Озеров ехал на электричке и читал книгу города.
Вот укромное место для курящего тайком подростка и подиум полуобнаженной домохозяйки, решившей развесить мокрое белье. Вот уголок, где летом можно греться на солнце, подставив его лучам огромный волосатый живот, и куда зимой можно на спор выбежать за охлажденными напитками. Вот убежище для неторопливых мечтательных разговоров с другом, разбирательств по телефону, когда квартира полна людей. Вот сомнительное укрытие для влюбленных от глаз знакомых, таким образом предоставивших себя любопытству незнакомых. Вот тихая пристань для пожилых старушек, подолгу смотрящих вдаль.

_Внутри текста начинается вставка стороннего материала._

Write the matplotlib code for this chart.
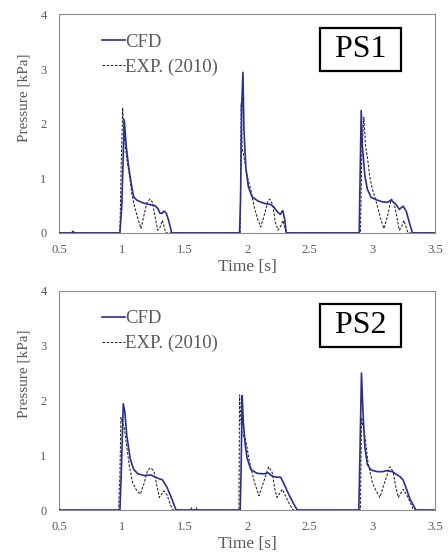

Вот излюбленная площадка детей, воодушевленно наблюдающих падение целлофанового пакета с водой на асфальт и привязывающих резинового паука за леску. Многочисленные, не похожие друг на друга балконы Города Дождей…
Озеров вдруг понял, что попал в очень сложное положение. То место, где он работал, объединяло всех этих людей с душами и взглядами такими же различными, как эти балкончики. Он осознал, как сложно будет говорить с ними и объясняться. И на миг испугался такой серьезной ответственности, ощутив, что одни и те же слова будут по-разному отзываться в их сердцах.
Кирилл вспомнил, как подростком усомнился в том, что сможет стать врачом, как испугался, что убьет кого-нибудь по ошибке. За последующие годы он встретил так много безразличных врачей, что теперь его опасения были бы преимуществом – сомневается тот, в ком еще не умерла совесть.
Если бы у него был день для подготовки, то, вероятно, он придумал бы средство, как избежать лишних вопросов. Но уроки шли нескончаемым потоком, и родительское собрание плавно вылилось в последний рубеж, который сегодня нужно было преодолеть.
В последний час до собрания можно было видеть учителей, мерно расползающихся по своим кабинетам. За полчаса кто-нибудь из них, обнаружив, что забыл список или анкету, с выпученными глазами носился по этажам и, запыхавшись, возвращался в свой класс.
Первые родители появлялись минут за десять до начала. Странно было видеть, как взрослые люди, очень разные, садятся за парты, за которыми, возможно, не раз сидели их дети, и с важным видом оглядывают кабинет. О чем они думают? Вспоминают ли свои юные годы? Смеются над собственными проделками? В скольких из них остались теплые чувства к школе? В ком до сих пор кипит ненависть? Кто греб всех под одну гребенку и, попав однажды в руки к нервному грубому учителю, теперь презирал всех остальных?
Оставалось очевидным только одно: здесь никто не оставался равнодушным – школа до сих пор была местом, которое всех объединяло и тревожило, очень личным для каждого, но все же с такими сходными для всех воспоминаниями. Школьная жизнь всегда будет раной, которая не заживает, и вместе с тем – памятью о беззаботной радости. Можно стать очень важным человеком и сделать вид, что школа осталась далеко в прошлом, но нельзя уничтожить воспоминания о ней полностью.